Butron, par cette confession d’outre-tombe, est donc présent tout au long du récit. C’est par ses propres mots que son portrait se dresse. Manchette s’en donne à cœur joie. Butron se donne tous les beaux rôles, tandis que le lecteur comprend quel petit joueur c’était. Fils d’un médecin de Rouen, raciste, misogyne, acoquiné un temps aux milieux d’extrême droite, puis à la vulgaire pègre, il en rajoute et on fait le tri. Il a participé à la Guerre d’Algérie sans combattre, puis fait de la taule pour des actes sans gloire alors qu’il se dépeint blessé lors d’une offensive puis auteur d’attentats. Franchement détestable, il a néanmoins pour lui la faconde et les jugements définitifs des esprits limités. Ses tournures de phrase, ses idées abruptes font rire sous cape, le plus souvent de lui. On aime le détester.

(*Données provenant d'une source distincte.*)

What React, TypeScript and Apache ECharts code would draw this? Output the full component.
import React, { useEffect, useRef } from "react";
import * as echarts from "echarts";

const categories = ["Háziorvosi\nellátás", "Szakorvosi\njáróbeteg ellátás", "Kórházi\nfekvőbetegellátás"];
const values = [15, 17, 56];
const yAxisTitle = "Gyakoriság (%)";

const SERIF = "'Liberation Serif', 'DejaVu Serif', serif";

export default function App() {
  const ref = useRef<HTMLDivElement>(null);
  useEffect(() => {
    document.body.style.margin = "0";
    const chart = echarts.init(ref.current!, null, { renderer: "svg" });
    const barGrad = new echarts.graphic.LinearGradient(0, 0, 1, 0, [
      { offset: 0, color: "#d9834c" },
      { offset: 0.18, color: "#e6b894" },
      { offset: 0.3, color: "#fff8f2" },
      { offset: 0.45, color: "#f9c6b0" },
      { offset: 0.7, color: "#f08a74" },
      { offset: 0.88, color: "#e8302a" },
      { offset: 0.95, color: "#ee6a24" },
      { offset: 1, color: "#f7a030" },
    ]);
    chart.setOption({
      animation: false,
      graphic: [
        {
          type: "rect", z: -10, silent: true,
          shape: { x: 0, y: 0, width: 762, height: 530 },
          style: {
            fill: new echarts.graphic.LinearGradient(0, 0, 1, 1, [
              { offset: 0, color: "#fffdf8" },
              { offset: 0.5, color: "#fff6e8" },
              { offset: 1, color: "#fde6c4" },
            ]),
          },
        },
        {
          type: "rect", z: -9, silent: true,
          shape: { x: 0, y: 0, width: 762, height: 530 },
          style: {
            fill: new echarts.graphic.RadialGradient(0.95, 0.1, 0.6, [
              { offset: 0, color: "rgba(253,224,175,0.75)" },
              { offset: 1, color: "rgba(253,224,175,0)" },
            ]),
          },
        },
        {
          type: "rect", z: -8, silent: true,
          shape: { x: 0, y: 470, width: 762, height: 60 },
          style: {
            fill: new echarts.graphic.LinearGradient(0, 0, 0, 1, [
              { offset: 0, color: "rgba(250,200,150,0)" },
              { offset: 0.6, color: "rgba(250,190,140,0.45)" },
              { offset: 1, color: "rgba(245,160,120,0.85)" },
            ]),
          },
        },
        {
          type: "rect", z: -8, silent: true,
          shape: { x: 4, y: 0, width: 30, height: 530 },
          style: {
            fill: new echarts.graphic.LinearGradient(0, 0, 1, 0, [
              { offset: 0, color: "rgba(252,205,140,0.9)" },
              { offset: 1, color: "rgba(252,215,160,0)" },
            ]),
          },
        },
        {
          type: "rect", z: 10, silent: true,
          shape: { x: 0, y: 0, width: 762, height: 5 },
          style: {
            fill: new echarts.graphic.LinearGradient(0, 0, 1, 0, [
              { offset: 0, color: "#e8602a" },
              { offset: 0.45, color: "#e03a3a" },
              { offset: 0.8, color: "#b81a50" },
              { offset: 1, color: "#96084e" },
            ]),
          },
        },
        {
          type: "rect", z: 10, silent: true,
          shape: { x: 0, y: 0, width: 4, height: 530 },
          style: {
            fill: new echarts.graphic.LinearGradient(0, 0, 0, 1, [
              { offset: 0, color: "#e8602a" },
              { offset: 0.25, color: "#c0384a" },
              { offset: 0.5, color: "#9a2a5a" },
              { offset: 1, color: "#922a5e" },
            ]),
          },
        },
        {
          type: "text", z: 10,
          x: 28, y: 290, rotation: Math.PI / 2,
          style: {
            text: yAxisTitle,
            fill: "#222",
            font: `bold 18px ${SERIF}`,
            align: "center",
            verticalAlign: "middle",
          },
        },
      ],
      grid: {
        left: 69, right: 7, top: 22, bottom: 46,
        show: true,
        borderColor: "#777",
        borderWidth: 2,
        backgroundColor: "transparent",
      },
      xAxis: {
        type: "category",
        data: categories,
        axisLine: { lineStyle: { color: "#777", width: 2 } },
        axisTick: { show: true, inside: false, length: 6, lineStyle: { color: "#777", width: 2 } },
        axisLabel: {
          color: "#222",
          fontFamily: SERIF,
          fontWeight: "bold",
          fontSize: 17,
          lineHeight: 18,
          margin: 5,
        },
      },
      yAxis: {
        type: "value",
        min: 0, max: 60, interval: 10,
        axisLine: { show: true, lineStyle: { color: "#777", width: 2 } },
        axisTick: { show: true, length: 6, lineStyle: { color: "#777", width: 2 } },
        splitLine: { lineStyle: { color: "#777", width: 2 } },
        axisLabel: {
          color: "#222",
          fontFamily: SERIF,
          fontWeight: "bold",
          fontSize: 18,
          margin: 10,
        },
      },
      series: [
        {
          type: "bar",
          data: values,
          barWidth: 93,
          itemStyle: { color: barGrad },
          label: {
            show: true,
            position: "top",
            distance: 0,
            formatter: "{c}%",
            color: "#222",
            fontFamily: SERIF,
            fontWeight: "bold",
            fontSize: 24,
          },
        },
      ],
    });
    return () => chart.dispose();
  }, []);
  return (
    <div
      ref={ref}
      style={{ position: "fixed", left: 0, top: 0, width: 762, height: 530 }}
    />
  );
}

Faut dire qu’il ne fait pas tache dans le paysage, agrémenté d’une belle brochette de salopards, dont Oufiri, futur dictateur et Jumbo, cruel homme de main, font partie.

Pas un pour rattraper l’autre, comme dans la vie. En s’appropriant les grandes lignes de l’affaire Ben Barka, opposant marocain à Hassan II, enlevé et disparu à Paris dans des circonstances jamais complètement élucidées, Manchette ne fait que nous le rappeler.